あいさつはコミュニケーションの入り口で、基本となるものです。すれ違っても黙ったままでは、人間関係は築けません。一声かけることで、関係はぐっと近づきます。あいさつはそのためのうってつけのツールです。
人は誰でも他人から存在を認められたいという欲求を持っています。あいさつが「私はあなたを尊重しています」という気持ちを伝えてくれます。仕事をする上での信頼関係を築く第一歩と言えましょう。
さらに、新入社員の場合には、組織の一員として自らを知ってもらう必要があります。進んであいさつをすることで、職場の先輩や同僚にチームの一員として認めてもらえるでしょう。朝は「おはようございます」、仕事を教えてもらったら「ありがとうございました」、ものを頼みたいときなどは「失礼します」、迷惑を掛けてしまったら「すみませんでした」。あいさつの基本の「オアシス」と言われる四つですが、きめ細かにあいさつをすることで自らを認めてもらえると同時に職場も元気になります。
一方で顧客との間でも、コミュニケーションが重要なことは言うまでもありません。企業は顧客の望む製品やサービスを提供することで存続しています。その際、顧客の要望をしっかりと把握していくためのコミュニケーションが不可欠となります。その入り口も、やはりあいさつです。あいさつもそこそこに商談に入るようでは、顧客のことを本当に考えているとは思ってもらえないでしょう。

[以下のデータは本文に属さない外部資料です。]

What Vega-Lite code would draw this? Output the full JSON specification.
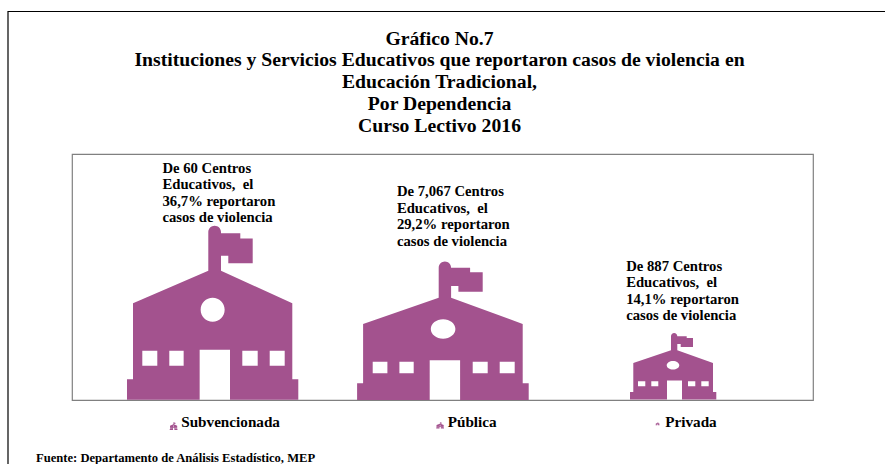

当研究所の県内企業の調査でも、高いシェアを獲得し、好業績をあげている企業の共通点として、「顧客との優れたコミュニケーションにより、相談・要望にしっかりと応えている」点が明らかになっています。これらの企業は、顧客をよく見て困った点を探し、顧客の要望をよく聞いて課題を理解して、それらに対して自社の高い技術・サービスで応えています。
これからの変化の激しい時代、顧客からの要望も大きく変わっていきます。その際に、変化する顧客ニーズを捉え、応えていく企業でなければ生き残ることは難しいと思われます。それを支えるのが、しっかりとあいさつができ、顧客とのコミュニケーションが図れる人材なのではないでしょうか。
新年度のスタートにあたり、新入社員のみならず、我々自身が「あいさつができているだろうか」と自らを振り返ってみる必要があるのかもしれません。